PCI probably doesn’t like this practice very much but they’re a bit vague. PayPal believes you still need to take responsibility for the security position of the merchant site regardless of how well implemented their payment facilities are. The pragmatist looks at this more holistically and sees that the security position of the parent site is critical to the overall safety of the user experience.
None of this is particularly hard even though the guidance can be confusing. Going back to that original discussion between Paul and Nicola, it reads as though she’s received some bad advice from someone who has an inkling of some of the risks but wasn’t able to present the problem to her in the broader sense. Unfortunately the debate ensued on Twitter (something you really don’t want happening if you’re running an online business) and her views now stand on the public record.

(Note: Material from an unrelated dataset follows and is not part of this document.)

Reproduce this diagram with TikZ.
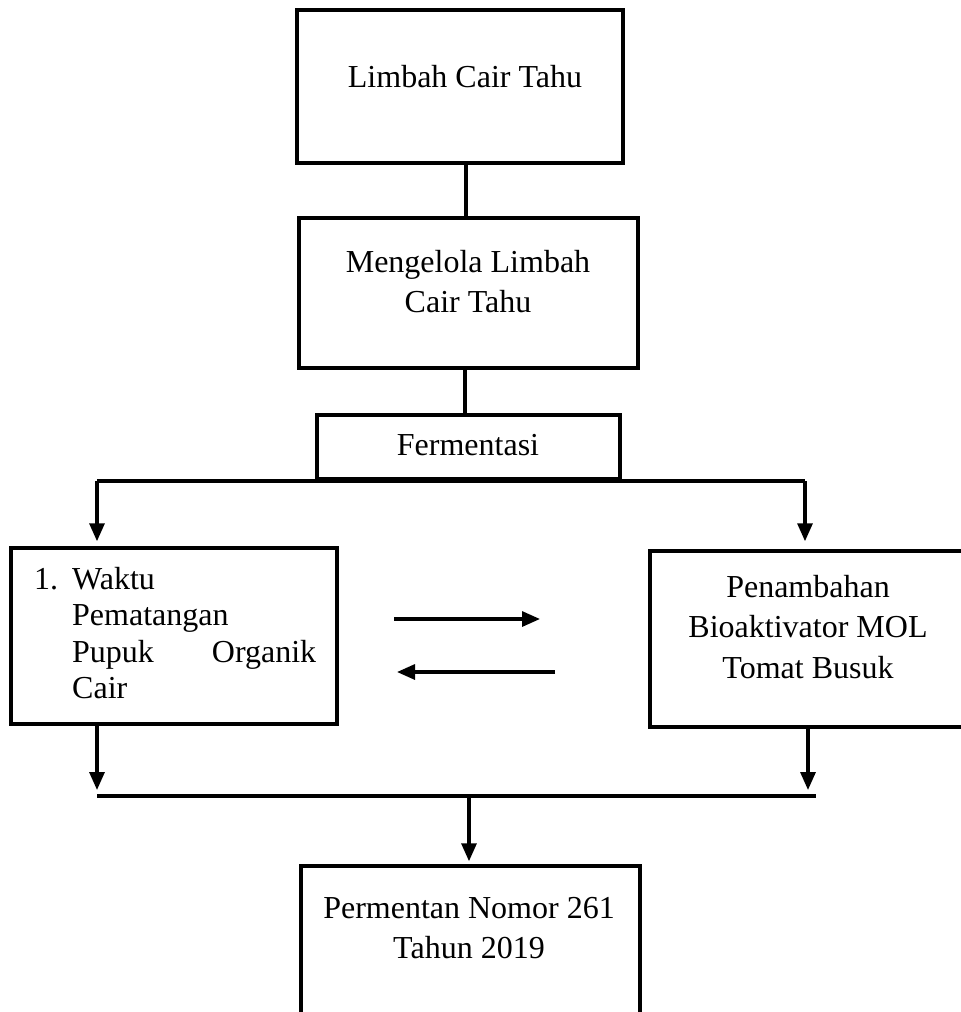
\documentclass[tikz,border=0pt]{standalone}
\usepackage{fontspec}
\setmainfont{Liberation Serif}
\usetikzlibrary{arrows.meta}
\begin{document}
\begin{tikzpicture}[x=1pt,y=-1pt,
  box/.style={draw, line width=3.5pt, inner sep=0pt},
  txt/.style={font=\fontsize{32}{40}\selectfont, inner sep=0pt, align=center},
  conn/.style={line width=3.2pt},
  arr/.style={line width=3.2pt, -{Triangle[width=15pt,length=18pt]}},
  bus/.style={line width=4.5pt}]
\clip (0,0) rectangle (961,1012);
% boxes
\node[box, minimum width=326pt, minimum height=153pt] (b1) at (460,86.5) {};
\node[box, minimum width=339pt, minimum height=150pt] (b2) at (468.5,293) {};
\node[box, minimum width=303pt, minimum height=64pt] (fer) at (468.5,447) {};
\node[box, minimum width=326pt, minimum height=176pt] (b3) at (174,636) {};
\node[box, minimum width=400pt, minimum height=176pt] (b4) at (850,639) {};
\node[box, minimum width=339pt, minimum height=200pt] (b5) at (470.5,966) {};
% texts
\node[txt, anchor=base] (t1) at (465,87) {Limbah Cair Tahu};
\node[txt, anchor=base] (t2) at (468,312) {Mengelola Limbah\\Cair Tahu};
\node[txt, anchor=base] (tf) at (468,455) {Fermentasi};
\node[txt, anchor=base west, align=left, text width=282pt,
      font=\fontsize{32}{36.5}\selectfont] (t3) at (34,589)
  {\makebox[38pt][l]{1.}Waktu\\
   \hspace*{38pt}Pematangan\\
   \hspace*{38pt}Pupuk\hfill Organik\\
   \hspace*{38pt}Cair};
\node[txt, anchor=base, font=\fontsize{32}{40.5}\selectfont] (t4) at (808,678) {Penambahan\\Bioaktivator MOL\\Tomat Busuk};
\node[txt, anchor=base] (t5) at (469,958) {Permentan Nomor 261\\Tahun 2019};
% connectors top
\draw[conn] ([xshift=6pt]b1.south) -- ([xshift=-2.5pt]b2.north);
\draw[conn] ([xshift=-3.5pt]b2.south) -- ([xshift=-3.5pt]fer.north);
% split bus
\coordinate (sL) at (97,481);
\coordinate (sR) at (805,481);
\draw[bus] (sL) -- (sR);
\draw[arr, shorten >=5pt] (sL) -- (sL |- b3.north);
\draw[arr, shorten >=8pt] (sR) -- (sR |- b4.north);
% middle arrows
\coordinate (m1s) at (394,619);
\coordinate (m1e) at (540,619);
\coordinate (m2s) at (555,672);
\coordinate (m2e) at (397,672);
\draw[arr] (m1s) -- (m1e);
\draw[arr] (m2s) -- (m2e);
% join bus
\coordinate (jL) at (97,796);
\coordinate (jR) at (816,796);
\coordinate (jM) at (469,796);
\coordinate (jRa) at (808,790);
\draw[arr] (b3.south -| jL) -- ([yshift=6pt]jL);
\draw[arr] (b4.south -| jRa) -- (jRa);
\draw[bus] (jL) -- (jR);
\draw[arr, shorten >=3pt] (jM) -- (jM |- b5.north);
\end{tikzpicture}
\end{document}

PCI is a necessary thing and it’s something you want ticks in boxes on, no doubt. But don’t for one minute assume that those ticks make your overall service “secure” and certainly don’t assume “fully secure”. Customers care about the overall security position, not the semantics of compliance docs. It’s easy in this day and age to drop HTTPS over the entire site and disable insecure protocols so it should be a no-brainer – it’s something you just get done and put an immediate halt to this sort of debate.